Rep. Steube to Newsmax: Protests Shouldn’t Happen at Justices’ Homes
It’s one thing for pro-choice protesters to gather in the public square in front of the Supreme Court to speak out about the leaked draft of a potential ruling overruling the Roe v. Wade decision, but such protests should not be happening at the justices’ private homes like those this weekend at the residences of Chief Justice John Roberts and Justice Brett Kavanaugh, Rep. Greg Steube said on Newsmax Monday.
“You know if the role if the situation was reversed, and there was a bunch of conservatives outside the homes of liberal justices protesting, the D.C. Metro Police would be shutting them down and kicking them out,” the Florida Republican said on Newsmax’s “John Bachman Now.”
But the far left, Steube said, “can do whatever they want with violent protests,” such as when Black Lives Matter protesters attacked federal courthouses in the summer of 2020.
“Yet when conservatives simply walk into the Capitol, they’re in solitary confinement, and we call them domestic terrorists,” he said, referring to the Jan. 6, 2021 protests during President Joe Biden’s electoral college certifications. “It’s quite the divide right now of the political machinations in our country, where Democrats call for this type of behavior from the left, but when conservatives are just speaking out peacefully, they’re called domestic terrorists.”
Steube also rejected Democrat lawmakers’ arguments that Kavanaugh and Justices Neil Gorsuch and Amy Coney Barrett, nominated by former President Donald Trump, were lying when they did not promise during their confirmation hearings to keep Roe v. Wade in place.
“It’s nothing like perjury, and they’re prohibited from saying specifically how they would rule on a specific case because of judicial, judicial canons and judicial ethics,” said Steube. “They’re not allowed to say how they would rule on Roe v. Wade because it’s a case that will likely come before them, so they absolutely did not lie under oath.”
Such comments represent “the left trying to perpetrate violence and trying to perpetuate hatred against justices who are just doing what they believe is constitutionally correct to do,” Steube said. “Congress has never said that you have a right to abort a living child. That’s never the law of the land. Roe v. Wade was court-made law, and if it is overturned and pushed to the states for the states to have their elected officials to determine what is best as it relates to abortion, that is absolutely the function of the states and the function of the Constitution.”
Steube also disputed poll numbers showing Americans are in favor of keeping Roe v. Wade, commenting that the “real numbers” are that 80% of Americans “don’t believe a woman should have an abortion after the third trimester of her pregnancy and that over 53% support banning abortions after 15 weeks when the child can feel pain and has a fetal heartbeat.”

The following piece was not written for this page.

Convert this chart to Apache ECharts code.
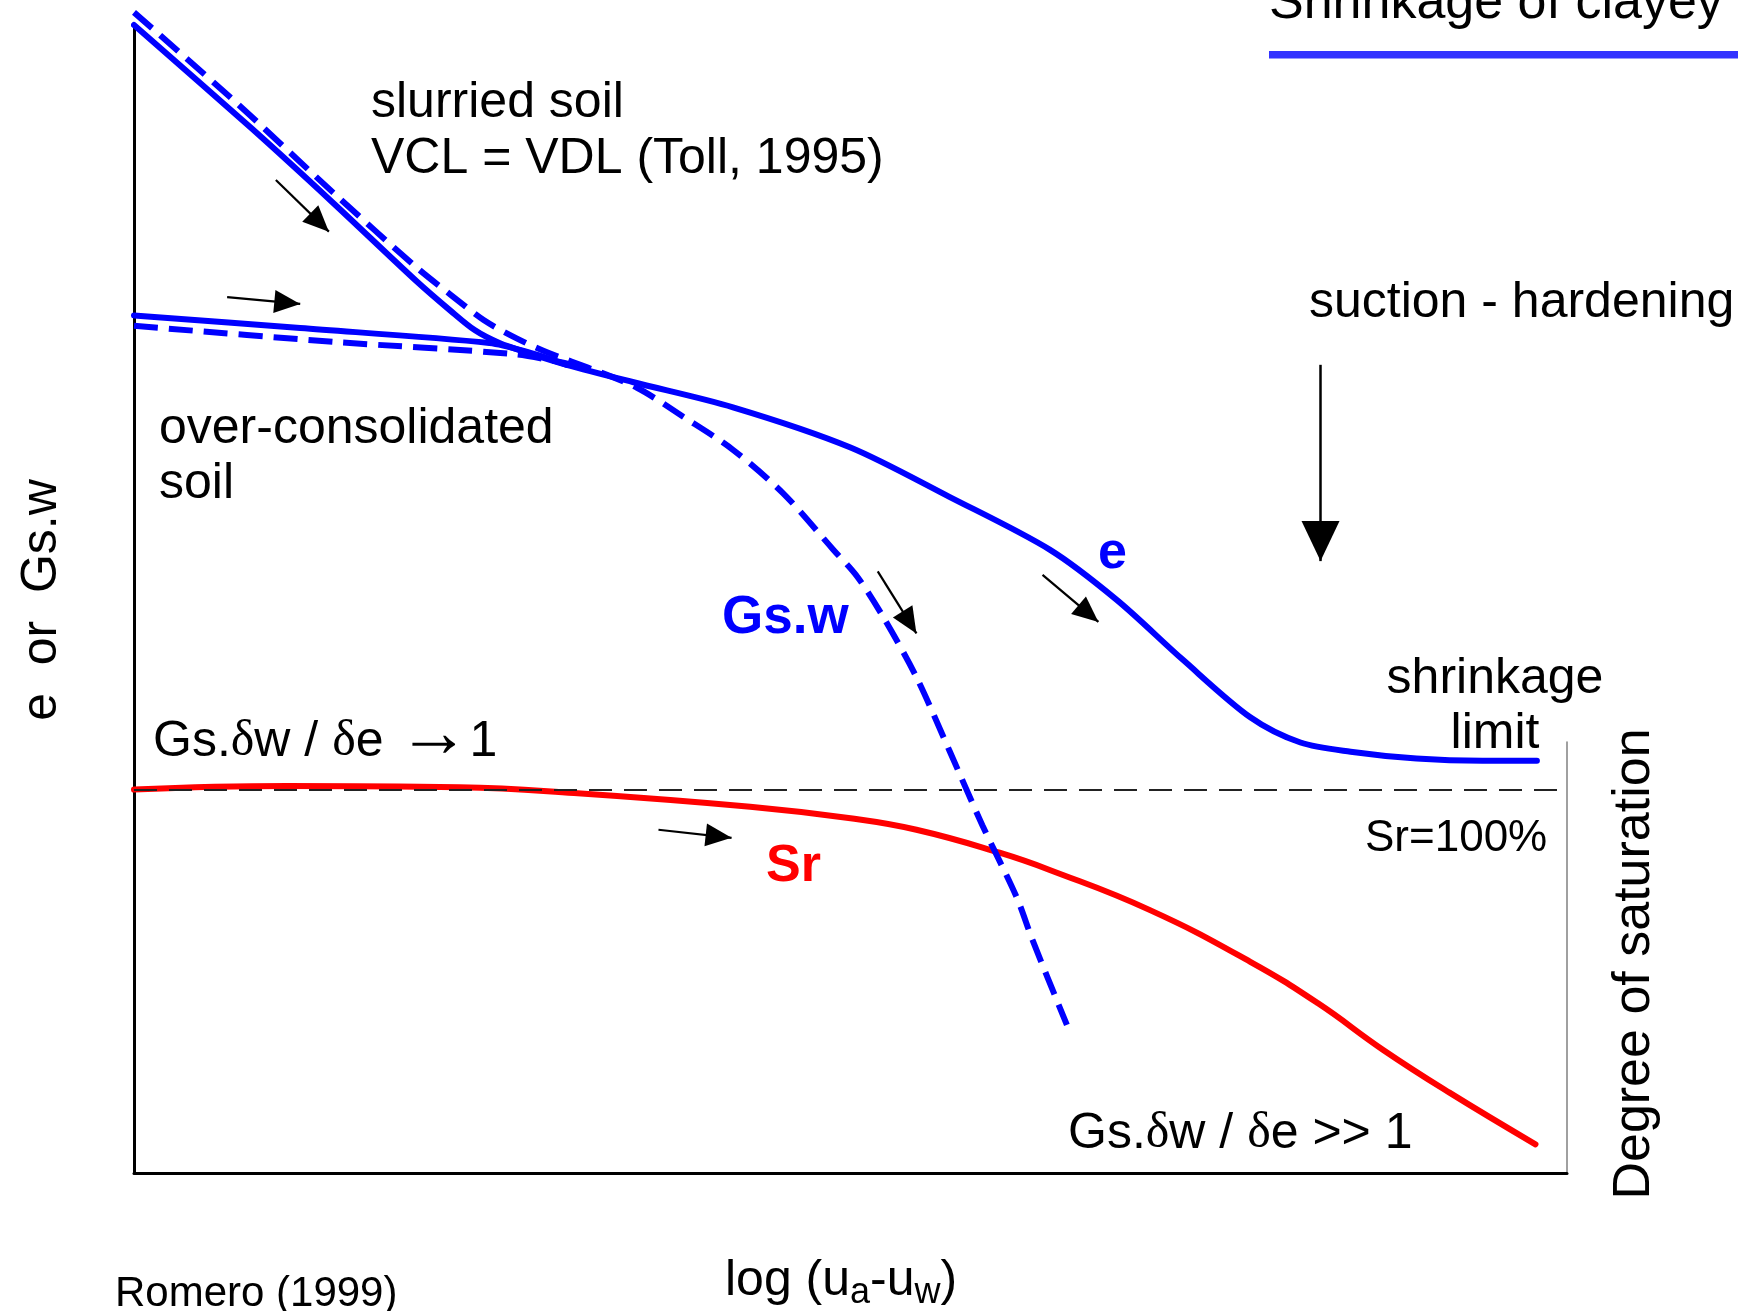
<!DOCTYPE html>
<html>
<head>
<meta charset="utf-8">
<title>Shrinkage of clayey soils</title>
<script src="https://cdn.jsdelivr.net/npm/echarts@6/dist/echarts.min.js"></script>
<style>
  html, body { margin: 0; padding: 0; background: #ffffff; }
  #chart { width: 1738px; height: 1311px; }
</style>
</head>
<body>
<div id="chart"></div>
<script>
// Axes are qualitative: x = log suction, y = e or Gs.w, both on a 0-100 scale.

// Void ratio e, slurried soil (VCL = VDL) down to the shrinkage limit
const eSlurried = [
  [0, 100], [8.2, 91.0], [13.9, 84.5], [19.7, 77.7], [22.1, 75.1], [23.8, 73.4],
  [25.5, 72.3], [27.6, 71.4], [30.2, 70.4], [34.8, 68.9], [41.8, 66.7],
  [50.0, 63.2], [56.9, 58.9], [63.9, 54.3], [68.6, 49.9], [73.2, 44.7], [77.9, 39.7],
  [81.4, 37.5], [84.9, 36.7], [89.5, 36.1], [94.1, 35.9], [97.9, 35.9]
];
// Void ratio e, over-consolidated branch joining the main curve
const eOverConsolidated = [
  [0, 74.7], [11.6, 73.6], [24.8, 72.3], [27.5, 71.5], [30.2, 70.4]
];
// Gs.w, slurried soil
const gswSlurried = [
  [0, 101.1], [6.9, 93.5], [13.9, 85.4], [19.7, 78.9], [22.1, 76.5], [24.4, 74.3],
  [26.7, 72.7], [29.0, 71.4], [31.8, 70.1], [35.1, 68.4], [38.3, 65.9], [41.8, 63.0],
  [45.3, 59.2], [48.8, 54.3], [50.5, 51.9], [52.3, 48.4], [54.6, 43.2], [56.9, 36.8],
  [59.2, 30.3], [61.6, 24.0], [62.7, 20.3], [65.1, 12.9]
];
// Gs.w, over-consolidated branch
const gswOverConsolidated = [
  [0, 73.8], [13.9, 72.4], [26.7, 71.3], [30.6, 70.4]
];
// Degree of saturation Sr
const srCurve = [
  [0, 33.4], [10.7, 33.7], [22.7, 33.6], [30.7, 33.1], [43.0, 31.9], [50.0, 30.9],
  [54.6, 29.9], [60.4, 27.9], [63.9, 26.4], [70.9, 22.9], [77.9, 18.4], [82.6, 14.8],
  [87.2, 10.7], [91.8, 7.0], [97.8, 2.5]
];
// Level of Sr = 100 %
const srFullLevel = 33.4;

// Direction arrows: [start, tip]
const smallArrows = [
  [[9.9, 86.5], [13.6, 82.0]],
  [[6.5, 76.3], [11.6, 75.7]],
  [[51.9, 52.4], [54.6, 47.0]],
  [[63.4, 52.1], [67.3, 48.0]],
  [[36.6, 29.9], [41.7, 29.2]]
];
const hardeningArrow = [[82.8, 70.4], [82.8, 53.3]];

const SANS = '"Liberation Sans", Arial, Helvetica, sans-serif';
const SERIF = '"Liberation Serif", "Times New Roman", serif';
const BLUE = '#0000ff';
const RED = '#ff0000';
const BASELINE_SHIFT = 0.26;

// place a text by its left/center point and alphabetic baseline
function label(text, x, baseline, size, opts) {
  opts = opts || {};
  const align = opts.align || 'left';
  const style = {
    text: text,
    font: (opts.bold ? 'bold ' : '') + size + 'px ' + SANS,
    fill: opts.color || '#000000',
    align: align, textAlign: align,
    verticalAlign: 'middle', textVerticalAlign: 'middle'
  };
  if (opts.rich) style.rich = opts.rich;
  return { type: 'text', x: x, y: baseline - BASELINE_SHIFT * size, style: style, z: 10 };
}

// vertical text read from bottom to top; x is the baseline position
function verticalLabel(text, baselineX, centerY, size) {
  return {
    type: 'text', x: baselineX - BASELINE_SHIFT * size, y: centerY, rotation: Math.PI / 2, z: 10,
    style: { text: text, font: size + 'px ' + SANS, fill: '#000000',
             align: 'center', textAlign: 'center', verticalAlign: 'middle', textVerticalAlign: 'middle' }
  };
}

function arrowLines(list, headSize) {
  return list.map(function (a) {
    return [
      { coord: a[0], symbol: 'none' },
      { coord: a[1], symbol: 'triangle', symbolSize: headSize }
    ];
  });
}

const ratioRich = {
  d: { fontFamily: SERIF, fontSize: 50 },
  a: { fontFamily: SERIF, fontSize: 72, padding: [0, 0, 10, 0] }
};

const chart = echarts.init(document.getElementById('chart'), null, { renderer: 'canvas' });

const hiddenParts = { axisTick: { show: false }, axisLabel: { show: false }, splitLine: { show: false } };

chart.setOption({
  animation: false,
  backgroundColor: '#ffffff',
  grid: [
    { left: 134, right: 171, top: 25, bottom: 138 },
    { left: 134, right: 171, top: 742, bottom: 138 }
  ],
  xAxis: [
    Object.assign({
      type: 'value', gridIndex: 0, min: 0, max: 100,
      axisLine: { show: true, onZero: false, lineStyle: { color: '#000000', width: 3 } }
    }, hiddenParts),
    { type: 'value', gridIndex: 1, min: 0, max: 1, show: false }
  ],
  yAxis: [
    Object.assign({
      type: 'value', gridIndex: 0, min: 0, max: 100,
      axisLine: { show: true, onZero: false, lineStyle: { color: '#000000', width: 3 } }
    }, hiddenParts),
    Object.assign({
      type: 'value', gridIndex: 1, min: 0, max: 1, position: 'right',
      axisLine: { show: true, onZero: false, lineStyle: { color: '#808080', width: 1.5 } }
    }, hiddenParts)
  ],
  series: [
    {
      name: 'Sr', type: 'line', data: srCurve, smooth: 0.45, showSymbol: false, clip: false,
      lineStyle: { color: RED, width: 6, cap: 'round', join: 'round' },
      markLine: {
        silent: true, symbol: ['none', 'none'], label: { show: false },
        lineStyle: { color: '#222222', width: 1.8, type: [23, 12] },
        data: [{ yAxis: srFullLevel }]
      }
    },
    {
      name: 'e (slurried)', type: 'line', data: eSlurried, smooth: 0.3, showSymbol: false, clip: false,
      lineStyle: { color: BLUE, width: 6, cap: 'round', join: 'round' },
      markLine: {
        silent: true, symbol: ['none', 'triangle'], symbolSize: [23, 26],
        symbolOffset: [0, [0, '50%']],
        label: { show: false },
        lineStyle: { color: '#000000', width: 2.2, type: 'solid' },
        data: arrowLines(smallArrows, [23, 26])
      }
    },
    {
      name: 'e (over-consolidated)', type: 'line', data: eOverConsolidated, smooth: 0.3, showSymbol: false, clip: false,
      lineStyle: { color: BLUE, width: 6, cap: 'round', join: 'round' }
    },
    {
      name: 'Gs.w (slurried)', type: 'line', data: gswSlurried, smooth: 0.3, showSymbol: false, clip: false,
      lineStyle: { color: BLUE, width: 6, type: [24, 11] }
    },
    {
      name: 'Gs.w (over-consolidated)', type: 'line', data: gswOverConsolidated, smooth: 0.3, showSymbol: false, clip: false,
      lineStyle: { color: BLUE, width: 6, type: [24, 11] },
      markLine: {
        silent: true, symbol: ['none', 'triangle'], symbolSize: [38, 40],
        symbolOffset: [0, [0, '50%']],
        label: { show: false },
        lineStyle: { color: '#000000', width: 2.5, type: 'solid' },
        data: arrowLines([hardeningArrow], [38, 40])
      }
    }
  ],
  graphic: [
    { type: 'rect', shape: { x: 1269, y: 51, width: 470, height: 7.5 }, style: { fill: '#3333ff' }, z: 10 },
    label('Shrinkage of clayey', 1269, 17, 52),
    label('slurried soil', 371, 116, 50),
    label('VCL = VDL (Toll, 1995)', 371, 172, 50),
    label('over-consolidated', 159, 442, 50),
    label('soil', 159, 497, 50),
    label('suction - hardening', 1309, 316, 50),
    label('shrinkage', 1495, 692, 50, { align: 'center' }),
    label('limit', 1495, 747, 50, { align: 'center' }),
    label('Sr=100%', 1365, 850, 44),
    label('Gs.{d|δ}w / {d|δ}e {a|→}1', 153, 755, 50, { rich: ratioRich }),
    label('Gs.{d|δ}w / {d|δ}e >> 1', 1068, 1147, 50, { rich: ratioRich }),
    label('e', 1098, 567, 52, { bold: true, color: BLUE }),
    label('Gs.w', 722, 632, 53, { bold: true, color: BLUE }),
    label('Sr', 766, 880, 52, { bold: true, color: RED }),
    label('{m|log (u}{s|a}{m|-u}{s|w}{m|)}', 725, 1294, 50, {
      rich: {
        m: { fontSize: 50, fontFamily: SANS, lineHeight: 60 },
        s: { fontSize: 36, fontFamily: SANS, lineHeight: 30, verticalAlign: 'bottom' }
      }
    }),
    label('Romero (1999)', 115, 1305, 42),
    verticalLabel('e  or  Gs.w', 55, 600, 50),
    verticalLabel('Degree of saturation', 1648, 964, 52)
  ]
});
</script>
</body>
</html>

“There’s a ton of polls out there that support the pro-life movement and the majority of Americans support pro-life restrictions on abortion,” he said. “Again, the states should have the right with their elected officials and the elected officials who have been elected by the people to represent their views to make this determination and not a court.”
Steube said he disagrees with Senate Minority Leader Mitch McConnell, R-Ky., who has hinted that there could potentially be a federal ban on abortion if the leaked SCOTUS opinion should become final.
“I think it should be the states’ decision,” said Steube. “[They] should determine for themselves what the laws are going to be as it relates to abortion in their states. It should absolutely be a state issue. It should not be a federal issue.”